Symptoms can be used as a guide.
When confronted with pain, have you considered your pain and symptoms as intelligent and guiding?
Your body uses pain to communicate something to you. More times than not, our outside commitments usually come first over healing and rest. On top of not resting, pain medications or medications to reduce or cover up our symptoms are usually the first line of defense to numb the pain. Cover it up. Go on with life.
I considered this concept. By masking my pain, I most likely would have went on with usual plans, been unaware of overdoing it, and ran a high risk of doing further injury without even knowing it; Potentially even for days, weeks or months if medications were what I fully relied on for healing.
My weekend came and went. Come Monday, I did what was most intuitive in my mind.
I called my Chiropractor to get my spine and nervous system checked.
(Yes, even Chiropractors have a Chiropractor).
Upon a careful evaluation and exam, it was found that I subluxated my lower cervical spine (neck) and a Chiropractic adjustment was recommended. With a slight alteration to my normal wellness and maintenance chiropractic care, I was able to quickly, conservatively, and relatively easily put my body into a better position to heal over the coming week.
Pain and symptoms are good indicators to consult with a qualified Physician to uncover the root cause.

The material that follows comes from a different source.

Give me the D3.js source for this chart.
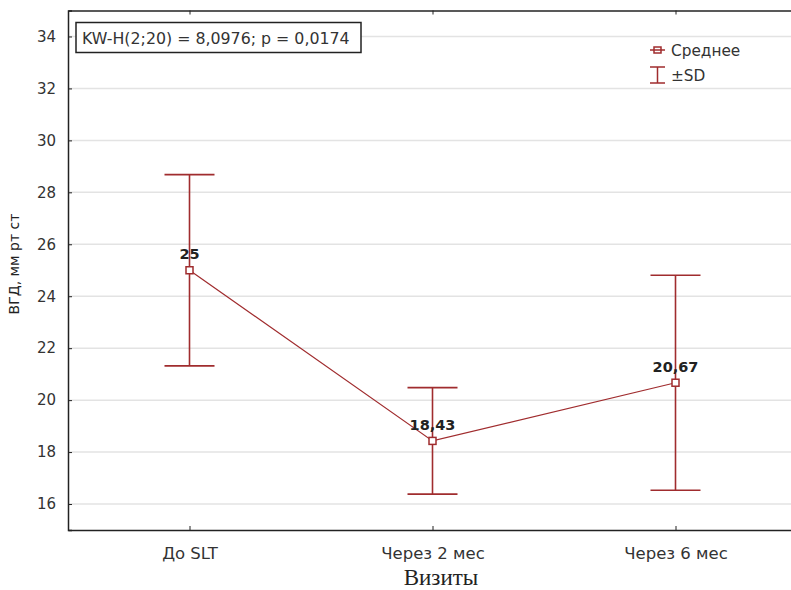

My problem wasn’t pain, muscle spasms, or fractures. It was damage to the nervous system, which travels through the vertebrae in my lower neck. The trauma to my nervous system put my body in a lowered state of functioning. Typically when this occurs, not only does the body heal at a slower rate, but the nerve irritation stresses other parts of the body as well.
Over the following four days my body began to do what it intuitively and innately knows how to do: it healed.
As my Chiropractor is a good friend, I know he would find it important for me to say this statement: Chiropractic care did not do the healing; It removed interference to my nervous system, allowing my body to better do what it was designed to do.
The nervous system is a master controlling system that coordinates healing within a healthy body. When the nervous system is working at its best, the body is at its full potential to self heal and self regulate not only pain, but all the systems in the body.
The next time you decide to hurt your body (and maybe your pride) like I did, whether it’s from falling down your stairs, a sports trauma, or any other pain that might be occurring in your life, take a moment to discover the five things that you too might be able to learn from your pain.
By being aware and not ignoring what your body is telling you, listening to what your pain is advising you not to do, and modifying your life accordingly to allow for self-reflection and healing, you too may be better guided in faster ways to healing and recovery.